STATED TASK: Print word for word the first line of the listing below and every line after it, through the line with "ax.set_yticklabels(['%.1f' % v". Leave out the pictures and the rest.

*** SOURCE DATA

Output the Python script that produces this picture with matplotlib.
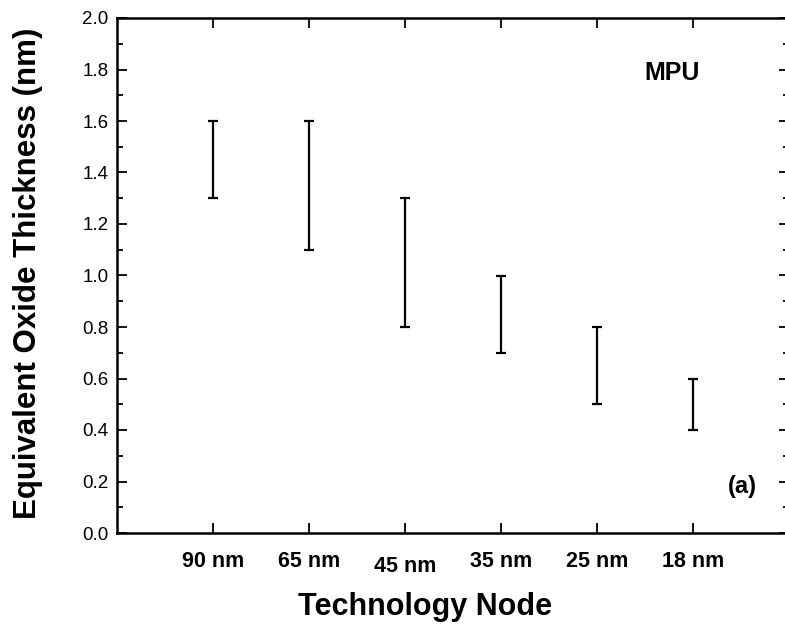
import matplotlib
matplotlib.use('Agg')
import matplotlib.pyplot as plt
import matplotlib.transforms as mtransforms
from matplotlib.ticker import MultipleLocator

plt.rcParams['font.family'] = ['Liberation Sans', 'DejaVu Sans']

# data
nodes = ['90 nm', '65 nm', '45 nm', '35 nm', '25 nm', '18 nm']
eot_low = [1.3, 1.1, 0.8, 0.7, 0.5, 0.4]
eot_high = [1.6, 1.6, 1.3, 1.0, 0.8, 0.6]

x = list(range(1, len(nodes) + 1))
mid = [(lo + hi) / 2 for lo, hi in zip(eot_low, eot_high)]
err = [(hi - lo) / 2 for lo, hi in zip(eot_low, eot_high)]

W, H = 785, 628
fig = plt.figure(figsize=(W / 100, H / 100), dpi=100)
ax = fig.add_axes([117 / W, 1 - 533 / H, 672 / W, 515 / H])

ax.errorbar(x, mid, yerr=err, fmt='none', ecolor='black', elinewidth=1.6,
            capsize=3.5, capthick=1.6)

ax.set_xlim(0, 7)
ax.set_ylim(0, 2.0)
ax.set_xticks(x)
ax.set_xticklabels(nodes, fontsize=15.5, fontweight='bold')
ax.yaxis.set_major_locator(MultipleLocator(0.2))
ax.yaxis.set_minor_locator(MultipleLocator(0.1))
ax.set_yticklabels(['%.1f' % v for v in ax.get_yticks()], fontsize=13.5)

ax.tick_params(axis='both', which='both', direction='in', top=True, right=True)
ax.tick_params(axis='both', which='major', length=7, width=1.3)
ax.tick_params(axis='y', which='minor', length=4, width=1.3)
ax.tick_params(axis='x', which='major', pad=13)
ax.tick_params(axis='y', which='major', pad=6)
for s in ax.spines.values():
    s.set_linewidth(1.8)

# the 45 nm label sits a bit lower in the original
lbl = ax.get_xticklabels()[2]
lbl.set_transform(lbl.get_transform() + mtransforms.ScaledTranslation(0, -5 / 100, fig.dpi_scale_trans))

ax.set_xlabel('Technology Node', fontsize=22, fontweight='bold')
ax.xaxis.set_label_coords((425 - 117) / 672, (533 - 592) / 515)
ax.set_ylabel('Equivalent Oxide Thickness (nm)', fontsize=22.5, fontweight='bold')
ax.yaxis.set_label_coords((43 - 117) / 672, 0.505)

fig.text(672 / W, 1 - 73 / H, 'MPU', fontsize=18, fontweight='bold', ha='center', va='center')
fig.text(742 / W, 1 - 487 / H, '(a)', fontsize=17, fontweight='bold', ha='center', va='center')

fig.savefig('out.png', dpi=100)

******

THE REPLY:
Output the Python script that produces this picture with matplotlib.
import matplotlib
matplotlib.use('Agg')
import matplotlib.pyplot as plt
import matplotlib.transforms as mtransforms
from matplotlib.ticker import MultipleLocator

plt.rcParams['font.family'] = ['Liberation Sans', 'DejaVu Sans']

# data
nodes = ['90 nm', '65 nm', '45 nm', '35 nm', '25 nm', '18 nm']
eot_low = [1.3, 1.1, 0.8, 0.7, 0.5, 0.4]
eot_high = [1.6, 1.6, 1.3, 1.0, 0.8, 0.6]

x = list(range(1, len(nodes) + 1))
mid = [(lo + hi) / 2 for lo, hi in zip(eot_low, eot_high)]
err = [(hi - lo) / 2 for lo, hi in zip(eot_low, eot_high)]

W, H = 785, 628
fig = plt.figure(figsize=(W / 100, H / 100), dpi=100)
ax = fig.add_axes([117 / W, 1 - 533 / H, 672 / W, 515 / H])

ax.errorbar(x, mid, yerr=err, fmt='none', ecolor='black', elinewidth=1.6,
            capsize=3.5, capthick=1.6)

ax.set_xlim(0, 7)
ax.set_ylim(0, 2.0)
ax.set_xticks(x)
ax.set_xticklabels(nodes, fontsize=15.5, fontweight='bold')
ax.yaxis.set_major_locator(MultipleLocator(0.2))
ax.yaxis.set_minor_locator(MultipleLocator(0.1))
ax.set_yticklabels(['%.1f' % v for v in ax.get_yticks()], fontsize=13.5)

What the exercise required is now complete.